**PROBLEM STATEMENT:** Quote every line below exactly and skip any picture.

**DATA LINES:**
>> START

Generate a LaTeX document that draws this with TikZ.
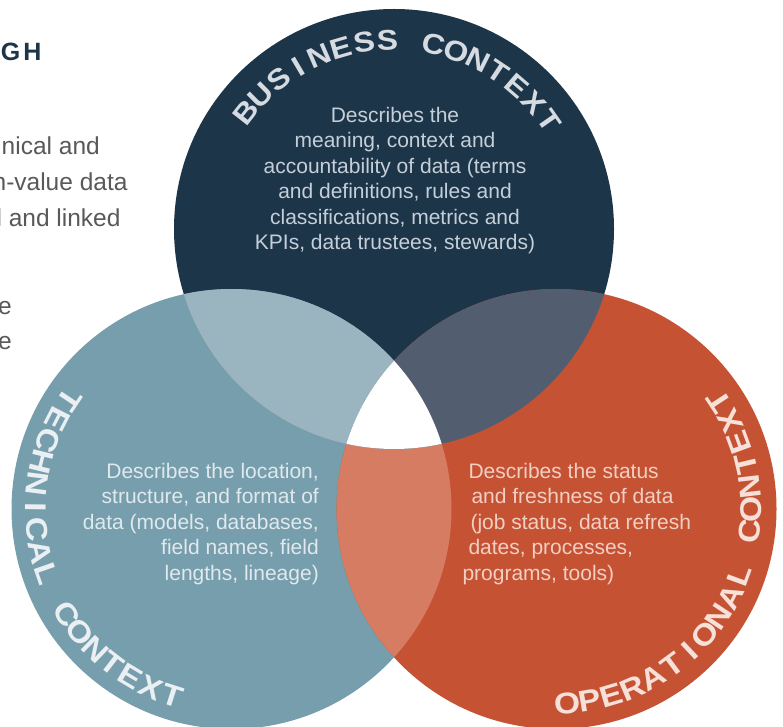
\documentclass[tikz,border=0pt]{standalone}
\usepackage{fontspec}
\setmainfont{Liberation Sans}

\definecolor{bizblue}{HTML}{1D3549}
\definecolor{techblue}{HTML}{779EAD}
\definecolor{opsred}{HTML}{C65234}
\definecolor{biztech}{HTML}{9AB5C0}
\definecolor{bizops}{HTML}{535D70}
\definecolor{techops}{HTML}{D57C62}
\definecolor{biztext}{HTML}{C5CFD9}
\definecolor{techtext}{HTML}{E0E9ED}
\definecolor{opstext}{HTML}{F2CFC3}
\definecolor{biztitle}{HTML}{D5DBE1}
\definecolor{techtitle}{HTML}{E9EFF2}
\definecolor{opstitle}{HTML}{F7E0D8}
\definecolor{bodygray}{HTML}{595959}

\newcommand\biztitlefont{\fontsize{28.5}{28.5}\selectfont\bfseries}
\newcommand\ringtitlefont{\fontsize{30}{30}\selectfont\bfseries}

\newlength\arcchw
\makeatletter
% \arctitle{centre}{baseline radius}{angle of first letter}{angle of last letter}
%          {+1 counter-clockwise / -1 clockwise}{font}{letter style}{letters}{horizontal stretch}
% Letters are spread evenly (extra tracking) between the two angles.
\newcommand\arctitle[9]{%
  \gdef\arc@n{0}\gdef\arc@sum{0}\gdef\arc@first{0}\gdef\arc@last{0}%
  \foreach \arcch in {#8}{%
    \settowidth\arcchw{#6\arcch}%
    \pgfmathsetmacro\arc@w{#9*\arcchw}%
    \pgfmathsetmacro\arc@tmp{\arc@sum+\arc@w}\xdef\arc@sum{\arc@tmp}%
    \pgfmathtruncatemacro\arc@tmpn{\arc@n+1}\xdef\arc@n{\arc@tmpn}%
    \ifnum\arc@n=1 \xdef\arc@first{\arc@w}\fi
    \xdef\arc@last{\arc@w}%
  }%
  \pgfmathsetmacro\arc@trk{(abs(#4-#3)*pi/180*#2-(\arc@sum-\arc@first/2-\arc@last/2))/(\arc@n-1)}%
  \xdef\arc@track{\arc@trk}%
  \gdef\arc@pos{0}\gdef\arc@prev{-1}%
  \foreach \arcch in {#8}{%
    \settowidth\arcchw{#6\arcch}%
    \pgfmathsetmacro\arc@w{#9*\arcchw}%
    \ifdim\arc@prev pt<0pt\else
      \pgfmathsetmacro\arc@tmp{\arc@pos+\arc@prev/2+\arc@track+\arc@w/2}\xdef\arc@pos{\arc@tmp}%
    \fi
    \xdef\arc@prev{\arc@w}%
    \pgfmathsetmacro\arc@ang{#3+#5*deg(\arc@pos/#2)}%
    \pgfmathsetmacro\arc@rot{\arc@ang+#5*90}%
    \node[anchor=base, inner sep=0pt, rotate=\arc@rot, xscale=#9, #7]
      at ([shift={(\arc@ang:#2pt)}]#1) {#6\arcch};
  }%
}
\makeatother

\begin{document}
\begin{tikzpicture}[x=1pt,y=1pt,
  desc/.style={inner sep=0pt, font=\fontsize{21}{25.5}\selectfont},
  bodytext/.style={inner sep=0pt, text=bodygray, anchor=base east,
    font=\fontsize{24.5}{24.5}\selectfont},
  headline/.style={inner sep=0pt, text=bizblue, anchor=base east,
    font=\fontsize{25}{25}\selectfont\bfseries}]
\useasboundingbox (0,0) rectangle (783,726);
\fill[white] (0,0) rectangle (783,726);
\clip (0,0) rectangle (783,726);

% introductory text running off the left edge
\node[headline] (head) at (41.7,665.3) {G\kern3pt H};
\node[bodytext] (intro1) at (100,571) {nical and};
\node[bodytext] (intro2) at (127.7,535.3) {n-value data};
\node[bodytext] (intro3) at (120.7,499.3) {l and linked};
\node[bodytext] (intro4) at (12,411) {e};
\node[bodytext] (intro5) at (12,376) {e};

% circle centres
\def\rad{220pt}
\coordinate (B) at (394,497);
\coordinate (T) at (231.5,217);
\coordinate (O) at (556.5,217);

% the three contexts
\fill[bizblue] (B) circle[radius=\rad];
\fill[techblue] (T) circle[radius=\rad];
\fill[opsred] (O) circle[radius=\rad];

% technical & operational
\begin{scope}
  \clip (T) circle[radius=\rad];
  \fill[techops] (O) circle[radius=\rad];
\end{scope}
% business & technical, business & operational, and the common core
\begin{scope}
  \clip (B) circle[radius=\rad];
  \fill[biztech] (T) circle[radius=\rad];
  \fill[bizops] (O) circle[radius=\rad];
  \clip (T) circle[radius=\rad];
  \fill[white] (O) circle[radius=\rad];
\end{scope}

% descriptions (anchored on the baseline of their last line)
\node[desc, text=biztext, align=center, anchor=base] (bizdesc) at (395,476)
  {Describes the\\meaning, context and\\accountability of data (terms\\and definitions, rules and\\classifications, metrics and\\KPIs, data trustees, stewards)};
\node[desc, text=techtext, align=right, anchor=base east] (techdesc) at (319,146)
  {Describes the location,\\structure, and format of\hspace*{6pt}\\data (models, databases,\\field names, field\\lengths, lineage)};
\node[desc, text=opstext, align=left, anchor=base west] (opsdesc) at (462.3,146)
  {\hspace*{6pt}Describes the status\\\hspace*{9pt}and freshness of data\\\hspace*{8pt}(job status, data refresh\\\hspace*{6pt}dates, processes,\\programs, tools)};

% curved titles
\arctitle{B}{179}{141.9}{35}{-1}{\biztitlefont}{text=biztitle}{B,U,S,I,N,E,S,S,~,C,O,N,T,E,X,T}{1.12}
\arctitle{T}{206}{146.2}{252.3}{1}{\ringtitlefont}{text=techtitle}{T,E,C,H,N,I,C,A,L,~,C,O,N,T,E,X,T}{1.12}
\arctitle{O}{205}{273.1}{393.4}{1}{\ringtitlefont}{text=opstitle}{O,P,E,R,A,T,I,O,N,A,L,~,C,O,N,T,E,X,T}{1.12}
\end{tikzpicture}
\end{document}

>> END

**OUTPUT OF THE TASK:**
Generate a LaTeX document that draws this with TikZ.
\documentclass[tikz,border=0pt]{standalone}
\usepackage{fontspec}
\setmainfont{Liberation Sans}

\definecolor{bizblue}{HTML}{1D3549}
\definecolor{techblue}{HTML}{779EAD}
\definecolor{opsred}{HTML}{C65234}
\definecolor{biztech}{HTML}{9AB5C0}
\definecolor{bizops}{HTML}{535D70}
\definecolor{techops}{HTML}{D57C62}
\definecolor{biztext}{HTML}{C5CFD9}
\definecolor{techtext}{HTML}{E0E9ED}
\definecolor{opstext}{HTML}{F2CFC3}
\definecolor{biztitle}{HTML}{D5DBE1}
\definecolor{techtitle}{HTML}{E9EFF2}
\definecolor{opstitle}{HTML}{F7E0D8}
\definecolor{bodygray}{HTML}{595959}

\newcommand\biztitlefont{\fontsize{28.5}{28.5}\selectfont\bfseries}
\newcommand\ringtitlefont{\fontsize{30}{30}\selectfont\bfseries}

\newlength\arcchw
\makeatletter
% \arctitle{centre}{baseline radius}{angle of first letter}{angle of last letter}
%          {+1 counter-clockwise / -1 clockwise}{font}{letter style}{letters}{horizontal stretch}
% Letters are spread evenly (extra tracking) between the two angles.
\newcommand\arctitle[9]{%
  \gdef\arc@n{0}\gdef\arc@sum{0}\gdef\arc@first{0}\gdef\arc@last{0}%
  \foreach \arcch in {#8}{%
    \settowidth\arcchw{#6\arcch}%
    \pgfmathsetmacro\arc@w{#9*\arcchw}%
    \pgfmathsetmacro\arc@tmp{\arc@sum+\arc@w}\xdef\arc@sum{\arc@tmp}%
    \pgfmathtruncatemacro\arc@tmpn{\arc@n+1}\xdef\arc@n{\arc@tmpn}%
    \ifnum\arc@n=1 \xdef\arc@first{\arc@w}\fi
    \xdef\arc@last{\arc@w}%
  }%
  \pgfmathsetmacro\arc@trk{(abs(#4-#3)*pi/180*#2-(\arc@sum-\arc@first/2-\arc@last/2))/(\arc@n-1)}%
  \xdef\arc@track{\arc@trk}%
  \gdef\arc@pos{0}\gdef\arc@prev{-1}%
  \foreach \arcch in {#8}{%
    \settowidth\arcchw{#6\arcch}%
    \pgfmathsetmacro\arc@w{#9*\arcchw}%
    \ifdim\arc@prev pt<0pt\else
      \pgfmathsetmacro\arc@tmp{\arc@pos+\arc@prev/2+\arc@track+\arc@w/2}\xdef\arc@pos{\arc@tmp}%
    \fi
    \xdef\arc@prev{\arc@w}%
    \pgfmathsetmacro\arc@ang{#3+#5*deg(\arc@pos/#2)}%
    \pgfmathsetmacro\arc@rot{\arc@ang+#5*90}%
    \node[anchor=base, inner sep=0pt, rotate=\arc@rot, xscale=#9, #7]
      at ([shift={(\arc@ang:#2pt)}]#1) {#6\arcch};
  }%
}
\makeatother

\begin{document}
\begin{tikzpicture}[x=1pt,y=1pt,
  desc/.style={inner sep=0pt, font=\fontsize{21}{25.5}\selectfont},
  bodytext/.style={inner sep=0pt, text=bodygray, anchor=base east,
    font=\fontsize{24.5}{24.5}\selectfont},
  headline/.style={inner sep=0pt, text=bizblue, anchor=base east,
    font=\fontsize{25}{25}\selectfont\bfseries}]
\useasboundingbox (0,0) rectangle (783,726);
\fill[white] (0,0) rectangle (783,726);
\clip (0,0) rectangle (783,726);

% introductory text running off the left edge
\node[headline] (head) at (41.7,665.3) {G\kern3pt H};
\node[bodytext] (intro1) at (100,571) {nical and};
\node[bodytext] (intro2) at (127.7,535.3) {n-value data};
\node[bodytext] (intro3) at (120.7,499.3) {l and linked};
\node[bodytext] (intro4) at (12,411) {e};
\node[bodytext] (intro5) at (12,376) {e};

% circle centres
\def\rad{220pt}
\coordinate (B) at (394,497);
\coordinate (T) at (231.5,217);
\coordinate (O) at (556.5,217);

% the three contexts
\fill[bizblue] (B) circle[radius=\rad];
\fill[techblue] (T) circle[radius=\rad];
\fill[opsred] (O) circle[radius=\rad];

% technical & operational
\begin{scope}
  \clip (T) circle[radius=\rad];
  \fill[techops] (O) circle[radius=\rad];
\end{scope}
% business & technical, business & operational, and the common core
\begin{scope}
  \clip (B) circle[radius=\rad];
  \fill[biztech] (T) circle[radius=\rad];
  \fill[bizops] (O) circle[radius=\rad];
  \clip (T) circle[radius=\rad];
  \fill[white] (O) circle[radius=\rad];
\end{scope}

% descriptions (anchored on the baseline of their last line)
\node[desc, text=biztext, align=center, anchor=base] (bizdesc) at (395,476)
  {Describes the\\meaning, context and\\accountability of data (terms\\and definitions, rules and\\classifications, metrics and\\KPIs, data trustees, stewards)};
\node[desc, text=techtext, align=right, anchor=base east] (techdesc) at (319,146)
  {Describes the location,\\structure, and format of\hspace*{6pt}\\data (models, databases,\\field names, field\\lengths, lineage)};
\node[desc, text=opstext, align=left, anchor=base west] (opsdesc) at (462.3,146)
  {\hspace*{6pt}Describes the status\\\hspace*{9pt}and freshness of data\\\hspace*{8pt}(job status, data refresh\\\hspace*{6pt}dates, processes,\\programs, tools)};

% curved titles
\arctitle{B}{179}{141.9}{35}{-1}{\biztitlefont}{text=biztitle}{B,U,S,I,N,E,S,S,~,C,O,N,T,E,X,T}{1.12}
\arctitle{T}{206}{146.2}{252.3}{1}{\ringtitlefont}{text=techtitle}{T,E,C,H,N,I,C,A,L,~,C,O,N,T,E,X,T}{1.12}
\arctitle{O}{205}{273.1}{393.4}{1}{\ringtitlefont}{text=opstitle}{O,P,E,R,A,T,I,O,N,A,L,~,C,O,N,T,E,X,T}{1.12}
\end{tikzpicture}
\end{document}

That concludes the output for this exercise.